Welcome to Software Development on Codidact!
Will you help us build our independent community of developers helping developers? We're small and trying to grow. We welcome questions about all aspects of software development, from design to code to QA and more. Got questions? Got answers? Got code you'd like someone to review? Please join us.
Why is this symlink() call returning successfully while apparently failing to create the sym-link?
Summary
I'm building an internal system (hardware simulator, using Rust) to help test some Python-based services that talk to hardware. (The services talk to hardware via TTYs.) To trick the Python services into "believing" they're talking to the hardware they expect, I create some PTYs, where the master side is used by my simulator and the slave side of the PTY is given over to the Python-based service.
Since the Python service looks for its PTY by using a specific name, I create a symbolic link that points back to the slave PTY mentioned above, but using the name the Python service expects --or so I thought.
The problem is that the symlink
function reports it's being successful, but no link actually exists in the file system. I'm not yet sure what I may be missing.
My question is: Does anyone know why this is happening and how to fix it?
Details
I'm using the std::os::unix::fs::symlink
function to create the sym-link. The function's documentation is clear about its usage, e.g. symlink("a.txt", "b.txt")
would create a sym-link called b.txt
that points back to a.txt
. (Assuming a.txt
already exists.)
When I use the function in the simulator, I observe the following:
- The function call returns successfully, and
- No actual sym-link can be found in the file system.

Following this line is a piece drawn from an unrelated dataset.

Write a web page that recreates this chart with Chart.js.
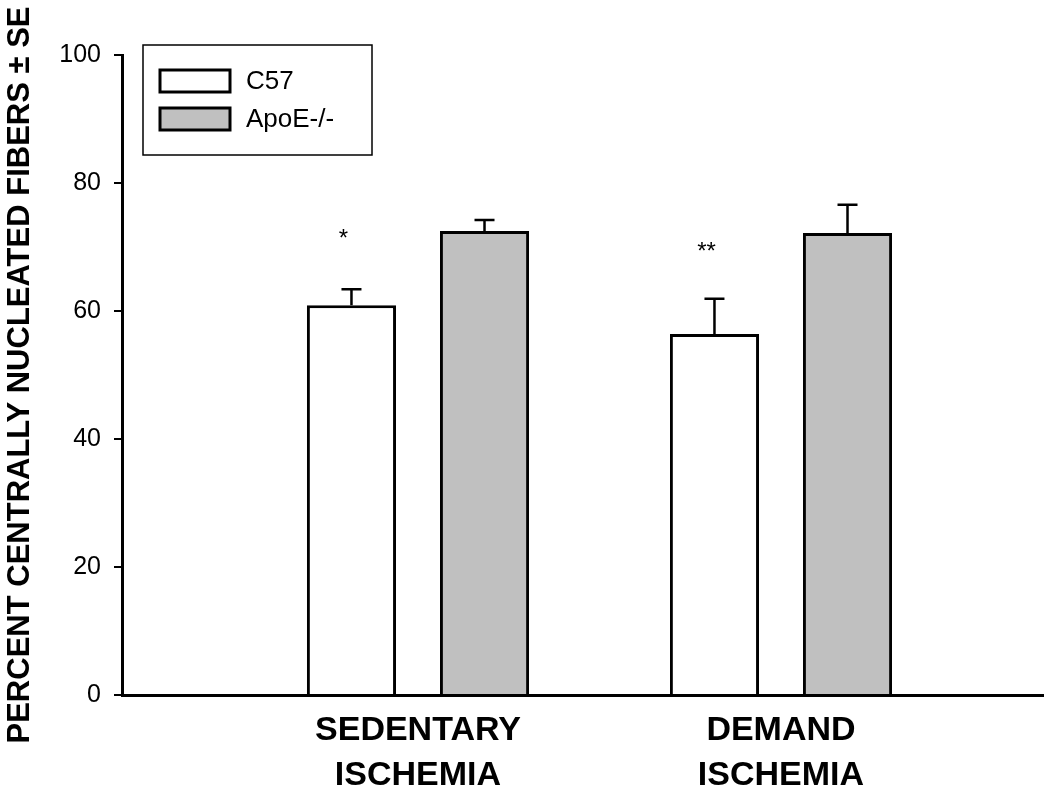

I wrote a simple test program (below) to verify my usage, and it works fine:
use std::os::unix::fs::symlink;
fn main() {
symlink("/tmp/src.txt", "/tmp/dst.txt").expect("symlink failed");
}
The above shows that I'm using it correctly, with dst.txt
being the link that points back to src.txt
. Also, the above would've failed if I had the arguments inverted or didn't have the correct permissions, so it's not that, either.
I also ran the simulator with strace
to check what the lower-level syscall was actually doing (e.g. maybe that was failing but the Rust std
library was not handling the error?), but it shows a successful return code:
symlink("/dev/pts/5", "/home/<user>/Projects/vpanel/ttymxc4") = 0
This is despite the fact that the symlink /home/<user>/Projects/vpanel/ttymxc4
does not really exist. A simple visual inspection with the ls
command in the above directory does not show the file, the Python service complains that it cannot find the symlink to its PTY, and the simulator itself reports a panic!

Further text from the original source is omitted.